I made myself a snow measuring stick! Actually, two of them.
The base is just a board, about 11" square, and there's a 19" 2x2 for the pole. They're attached with a 2 1/2" weatherproof screw. Pre-drilling is probably a good idea to make sure the post stays plumb and you don't split the 2x2.
The ruler part is measured in 0.1" increments, which is a little unusual, but that's how the National Weather Service likes people to measure snow. I couldn't just pick up a yardstick at the hardware store with 0.1" markings, plus I wanted big numbers so I could read them from inside.
If you want to make your own, here's a snow ruler PDF file.
I just cut out the rulers and laminated them. They're currently stuck on their using foil tape because I didn't have enough time for glue to set before it was supposed to snow. The gaps in the ruler are there so the laminating film completely surrounds the paper so the paper doesn't wick up moisture.
There really is some tech involved here!
I found some nice printable rulers online, but none meeting my criteria.
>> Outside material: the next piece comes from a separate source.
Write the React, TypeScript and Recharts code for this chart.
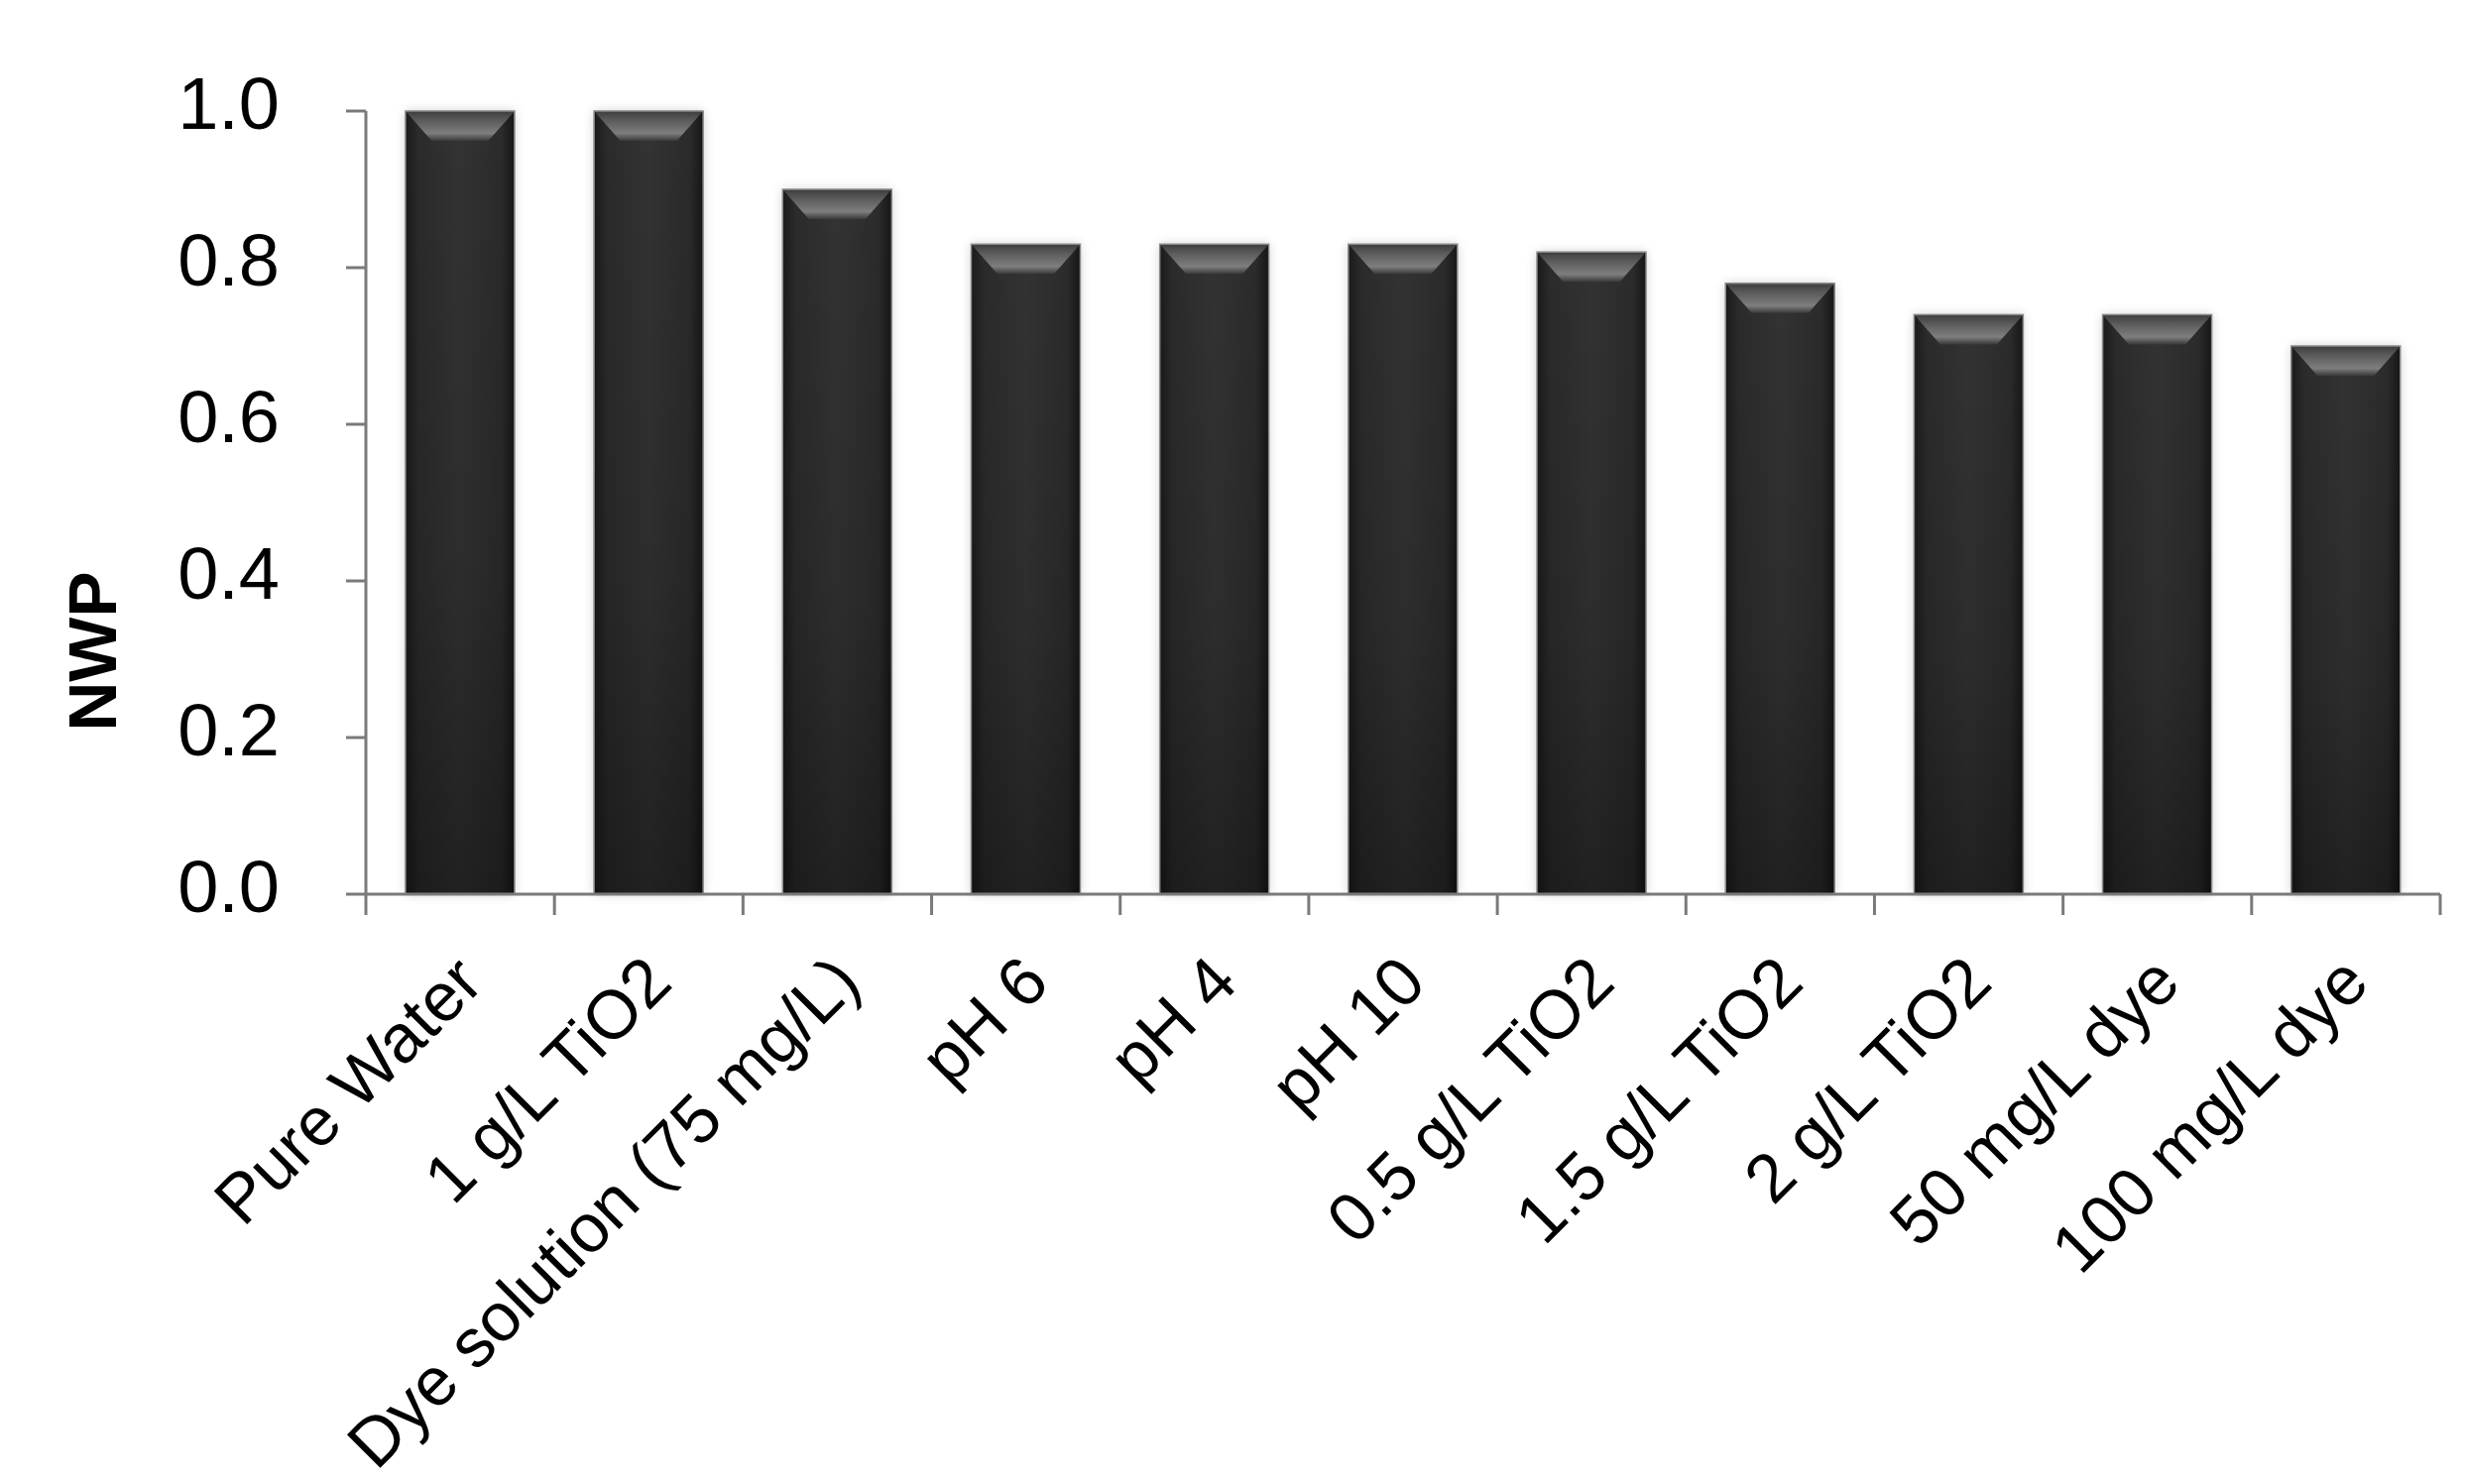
import { BarChart, Bar, XAxis, YAxis } from 'recharts';

const categories = [
  'Pure Water',
  '1 g/L TiO2',
  'Dye solution (75 mg/L)',
  'pH 6',
  'pH 4',
  'pH 10',
  '0.5 g/L TiO2',
  '1.5 g/L TiO2',
  '2 g/L TiO2',
  '50 mg/L dye',
  '100 mg/L dye',
];
const nwpValues = [1.0, 1.0, 0.9, 0.83, 0.83, 0.83, 0.82, 0.78, 0.74, 0.74, 0.7];
const yTicks = [0, 0.2, 0.4, 0.6, 0.8, 1.0];

const data = categories.map((name, i) => ({ name, nwp: nwpValues[i] }));

const FONT = '"Liberation Sans", Arial, sans-serif';
const AXIS_COLOR = '#7a7a7a';

const BevelBar = (props: any) => {
  const { x, y, width, height } = props;
  if (!height || height <= 0) return null;
  const bevel = Math.min(30, height);
  const inset = width * 0.24;
  return (
    <g>
      <rect x={x} y={y} width={width} height={height} fill="#000" opacity={0.18} filter="url(#barShadow)" />
      <rect x={x} y={y} width={width} height={height} fill="url(#barBody)" />
      <rect x={x} y={y} width={width} height={height} fill="url(#barShade)" />
      <polygon
        points={`${x},${y} ${x + width},${y} ${x + width - inset},${y + bevel} ${x + inset},${y + bevel}`}
        fill="url(#barTop)"
      />
      <rect x={x} y={y} width={width} height={height} fill="none" stroke="#8a8a8a" strokeWidth={1.5} />
    </g>
  );
};

const bandTicks = (props: any) => {
  const { x, y, payload, index } = props;
  const band = 2092 / categories.length;
  const left = x - band / 2;
  const tx = x + 26;
  const ty = y + 84;
  return (
    <g>
      <line x1={left} y1={y - 8} x2={left} y2={y + 13} stroke={AXIS_COLOR} strokeWidth={3} />
      {index === categories.length - 1 && (
        <line x1={x + band / 2} y1={y - 8} x2={x + band / 2} y2={y + 13} stroke={AXIS_COLOR} strokeWidth={3} />
      )}
      <text
        x={tx}
        y={ty}
        transform={`rotate(-45, ${tx}, ${ty})`}
        textAnchor="end"
        fontFamily={FONT}
        fontSize={69}
        fill="#000"
      >
        {payload.value}
      </text>
    </g>
  );
};

const valueTick = (props: any) => {
  const { x, y, payload } = props;
  return (
    <text x={x} y={y + 18} textAnchor="end" fontFamily={FONT} fontSize={74} fill="#000">
      {Number(payload.value).toFixed(1)}
    </text>
  );
};

const NwpLabel = () => {
  const bx = 117;
  const cy = 657;
  return (
    <text
      x={bx}
      y={cy}
      transform={`rotate(-90, ${bx}, ${cy})`}
      textAnchor="middle"
      fontFamily={FONT}
      fontWeight="bold"
      fontSize={69}
      fill="#000"
    >
      NWP
    </text>
  );
};

export default function App() {
  return (
    <div style={{ position: 'absolute', left: 0, top: 0, background: '#fff' }}>
      <BarChart
        width={2486}
        height={1497}
        data={data}
        margin={{ top: 112, right: 25, left: 0, bottom: 0 }}
        barCategoryGap="21%"
      >
        <defs>
          <linearGradient id="barBody" x1="0" y1="0" x2="1" y2="0">
            <stop offset="0%" stopColor="#1a1a1a" />
            <stop offset="12%" stopColor="#2b2b2b" />
            <stop offset="50%" stopColor="#333333" />
            <stop offset="88%" stopColor="#2b2b2b" />
            <stop offset="100%" stopColor="#161616" />
          </linearGradient>
          <linearGradient id="barShade" x1="0" y1="0" x2="0" y2="1">
            <stop offset="0%" stopColor="#000" stopOpacity={0} />
            <stop offset="60%" stopColor="#000" stopOpacity={0.12} />
            <stop offset="100%" stopColor="#000" stopOpacity={0.35} />
          </linearGradient>
          <linearGradient id="barTop" x1="0" y1="0" x2="0" y2="1">
            <stop offset="0%" stopColor="#3c3c3c" />
            <stop offset="30%" stopColor="#5a5a5a" />
            <stop offset="75%" stopColor="#7e7e7e" />
            <stop offset="100%" stopColor="#3a3a3a" />
          </linearGradient>
          <filter id="barShadow" x="-20%" y="-20%" width="140%" height="140%">
            <feGaussianBlur stdDeviation="6" />
          </filter>
        </defs>
        <XAxis
          dataKey="name"
          interval={0}
          tickLine={false}
          axisLine={{ stroke: AXIS_COLOR, strokeWidth: 3 }}
          tick={bandTicks}
          height={595}
        />
        <YAxis
          domain={[0, 1]}
          ticks={yTicks}
          interval={0}
          width={369}
          tickSize={20}
          tickMargin={67}
          tickLine={{ stroke: AXIS_COLOR, strokeWidth: 3 }}
          axisLine={{ stroke: AXIS_COLOR, strokeWidth: 3 }}
          tick={valueTick}
          label={<NwpLabel />}
        />
        <Bar dataKey="nwp" shape={<BevelBar />} isAnimationActive={false} />
      </BarChart>
    </div>
  );
}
I suppose I could have drawn one in Adobe Illustrator or Visio, but that seemed a little tedious.
I made a simple HTML/Javascript/CSS page using jQuery SVG. This turns out to be a great way of drawing things to perfect scale under programmatic control. I'm not releasing all of the source because it relies on a Tomcat server component to download the SVG file, but here's the Javascript code. This is it!
This was a quick one-off. I normally wouldn't have so many hardcoded constants and leave the console.log statements in the code :-) I just imported the SVG into Adobe Illustrator and exported as PDF.